Mac Dhuinnshléibi liaigh na sgol
Na bia féin is biaidh a bladh.
(Donleavy Physician of the Schools,
he will not survive but his fame will survive.)


AN FEAR GORTACH (The Hungry Grass)
Many people in County Leitrim believe in the hungry grass. The condition is likely to occur after a long day on the mountains rounding up sheep, or more likely shooting. The sufferer feels faint and weak and in severe cases may lose consciousness. After he has rested for some time, usually less than a quarter of an hour, the attack will pass off and he will be able to make his way home. The folk explanation for this dramatic occurrence is that the sufferer happened to walk on hungry grass which caused him to get weak with hunger. There is no doubt that such attacks occur; I have not myself seen one, but many reliable people have told me about them. The attacks may be prevented or cut short by bringing a cake of oaten bread and eating it when the attack begins. The condition appears to be due to a drop in the blood sugar and probably could be treated more quickly with sugar. The reason for the use of the oaten bread is that it is slowly absorbed and has a more prolonged action in raising the blood sugar and keeping it raised.


FOXGLOVE (Fairy Fingers)
This striking flower can be found growing everywhere in Ireland. People were slightly afraid of the foxglove and in County Leitrim it was used as a protection against the fairies or against any disease they might cause. Along with barley meal and some other herbs, it was included in a preparation used to treat epilepsy, but I have not been able to learn any more details of the prescription.
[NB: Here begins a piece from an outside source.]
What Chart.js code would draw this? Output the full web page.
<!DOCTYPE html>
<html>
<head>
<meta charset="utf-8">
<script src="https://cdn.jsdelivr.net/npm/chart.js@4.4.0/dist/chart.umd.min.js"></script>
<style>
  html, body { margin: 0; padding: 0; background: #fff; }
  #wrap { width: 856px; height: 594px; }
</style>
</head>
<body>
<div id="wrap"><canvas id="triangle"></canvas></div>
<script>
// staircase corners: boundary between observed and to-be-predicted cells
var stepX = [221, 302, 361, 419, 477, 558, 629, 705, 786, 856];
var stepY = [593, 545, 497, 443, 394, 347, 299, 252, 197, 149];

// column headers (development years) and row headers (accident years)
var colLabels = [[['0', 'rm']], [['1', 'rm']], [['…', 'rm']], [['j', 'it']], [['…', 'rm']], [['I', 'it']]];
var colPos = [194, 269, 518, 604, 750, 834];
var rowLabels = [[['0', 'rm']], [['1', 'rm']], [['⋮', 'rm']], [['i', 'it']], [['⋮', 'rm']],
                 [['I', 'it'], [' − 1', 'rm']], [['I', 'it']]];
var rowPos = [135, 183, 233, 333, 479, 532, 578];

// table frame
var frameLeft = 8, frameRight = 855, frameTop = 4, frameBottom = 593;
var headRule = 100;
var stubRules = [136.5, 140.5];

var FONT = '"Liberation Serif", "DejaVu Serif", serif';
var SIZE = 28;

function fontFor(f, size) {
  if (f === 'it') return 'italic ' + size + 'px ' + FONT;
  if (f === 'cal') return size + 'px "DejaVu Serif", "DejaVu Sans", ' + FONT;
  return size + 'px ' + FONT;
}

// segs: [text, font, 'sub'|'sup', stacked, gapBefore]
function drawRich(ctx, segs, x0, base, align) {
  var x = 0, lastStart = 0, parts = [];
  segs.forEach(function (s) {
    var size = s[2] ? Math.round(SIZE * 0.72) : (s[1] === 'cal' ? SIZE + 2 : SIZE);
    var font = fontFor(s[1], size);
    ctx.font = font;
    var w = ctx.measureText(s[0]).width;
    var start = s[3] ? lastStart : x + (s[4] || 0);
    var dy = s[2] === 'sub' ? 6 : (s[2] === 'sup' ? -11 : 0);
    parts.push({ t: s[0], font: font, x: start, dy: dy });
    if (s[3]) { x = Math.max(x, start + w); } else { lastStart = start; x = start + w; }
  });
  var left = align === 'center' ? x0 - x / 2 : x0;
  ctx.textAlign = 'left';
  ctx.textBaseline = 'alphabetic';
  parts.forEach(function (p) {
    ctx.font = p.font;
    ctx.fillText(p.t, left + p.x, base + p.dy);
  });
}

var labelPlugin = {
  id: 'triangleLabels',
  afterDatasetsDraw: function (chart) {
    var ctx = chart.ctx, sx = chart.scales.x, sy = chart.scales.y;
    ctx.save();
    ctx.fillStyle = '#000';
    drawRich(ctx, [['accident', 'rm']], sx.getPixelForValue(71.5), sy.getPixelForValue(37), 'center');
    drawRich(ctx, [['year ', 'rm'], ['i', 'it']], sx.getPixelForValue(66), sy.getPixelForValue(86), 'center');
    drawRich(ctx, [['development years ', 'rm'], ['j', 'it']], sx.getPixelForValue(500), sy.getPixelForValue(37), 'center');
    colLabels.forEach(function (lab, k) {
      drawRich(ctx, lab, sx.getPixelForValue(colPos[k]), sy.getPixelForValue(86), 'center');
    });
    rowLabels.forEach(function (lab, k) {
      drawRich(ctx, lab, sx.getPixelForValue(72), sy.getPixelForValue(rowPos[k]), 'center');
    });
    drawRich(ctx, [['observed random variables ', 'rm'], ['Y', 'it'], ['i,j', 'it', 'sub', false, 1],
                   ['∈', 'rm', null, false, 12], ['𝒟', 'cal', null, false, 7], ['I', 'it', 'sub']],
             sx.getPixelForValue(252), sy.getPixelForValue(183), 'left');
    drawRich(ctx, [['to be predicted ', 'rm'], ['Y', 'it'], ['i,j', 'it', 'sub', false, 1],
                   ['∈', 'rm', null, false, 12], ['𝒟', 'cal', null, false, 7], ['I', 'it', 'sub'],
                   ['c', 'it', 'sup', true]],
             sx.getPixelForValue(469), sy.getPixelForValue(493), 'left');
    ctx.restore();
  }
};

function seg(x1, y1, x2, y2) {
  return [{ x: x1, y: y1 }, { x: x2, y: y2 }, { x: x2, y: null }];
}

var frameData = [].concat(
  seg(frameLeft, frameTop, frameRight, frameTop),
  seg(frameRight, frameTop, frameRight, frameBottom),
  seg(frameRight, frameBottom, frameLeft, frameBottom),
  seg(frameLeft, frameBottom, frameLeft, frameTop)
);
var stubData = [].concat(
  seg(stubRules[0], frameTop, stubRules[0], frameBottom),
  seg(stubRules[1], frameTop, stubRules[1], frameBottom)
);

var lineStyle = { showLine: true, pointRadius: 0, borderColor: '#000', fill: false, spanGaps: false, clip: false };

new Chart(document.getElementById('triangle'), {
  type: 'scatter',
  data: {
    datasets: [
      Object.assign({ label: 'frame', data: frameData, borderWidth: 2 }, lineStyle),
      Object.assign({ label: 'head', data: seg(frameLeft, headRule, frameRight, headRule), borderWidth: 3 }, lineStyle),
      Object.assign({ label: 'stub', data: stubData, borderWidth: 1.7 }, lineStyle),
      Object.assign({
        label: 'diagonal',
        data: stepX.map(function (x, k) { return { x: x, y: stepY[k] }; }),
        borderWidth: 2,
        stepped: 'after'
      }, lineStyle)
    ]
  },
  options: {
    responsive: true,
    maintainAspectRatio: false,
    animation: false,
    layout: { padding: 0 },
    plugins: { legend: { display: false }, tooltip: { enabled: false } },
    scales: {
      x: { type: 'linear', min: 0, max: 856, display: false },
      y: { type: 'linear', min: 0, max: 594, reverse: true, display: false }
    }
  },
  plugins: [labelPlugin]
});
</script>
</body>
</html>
K'eogh agrees about the epilepsy. He says: It is good for any obstruction of the lungs as also for epilepsy.

K'eogh also says that the leaves have an emetic action. They have. On 22nd February 1685 this entry can be found in the Minutes of the Dublin Philosophical Society:

An account was given how the infusion of foxglove (digitalis flora purpurea), prescribed to a woman above 40 years of age, gave her a violent vomit, without convulsions, which lasted for above two days. She likewise had a palpitation of the heart.

This might be described, in modern language, as 'a near miss', and it would seem that the patient was suffering from digitalis poisoning. It was a pity that the patient was not suffering from congestive heart failure, because if she had the results would have been so dramatic that the honour of the discovery of the uses of digitalis would have gone to the Dublin Philosophical Society.

From Irish Folk Medicine by Patrick Logan.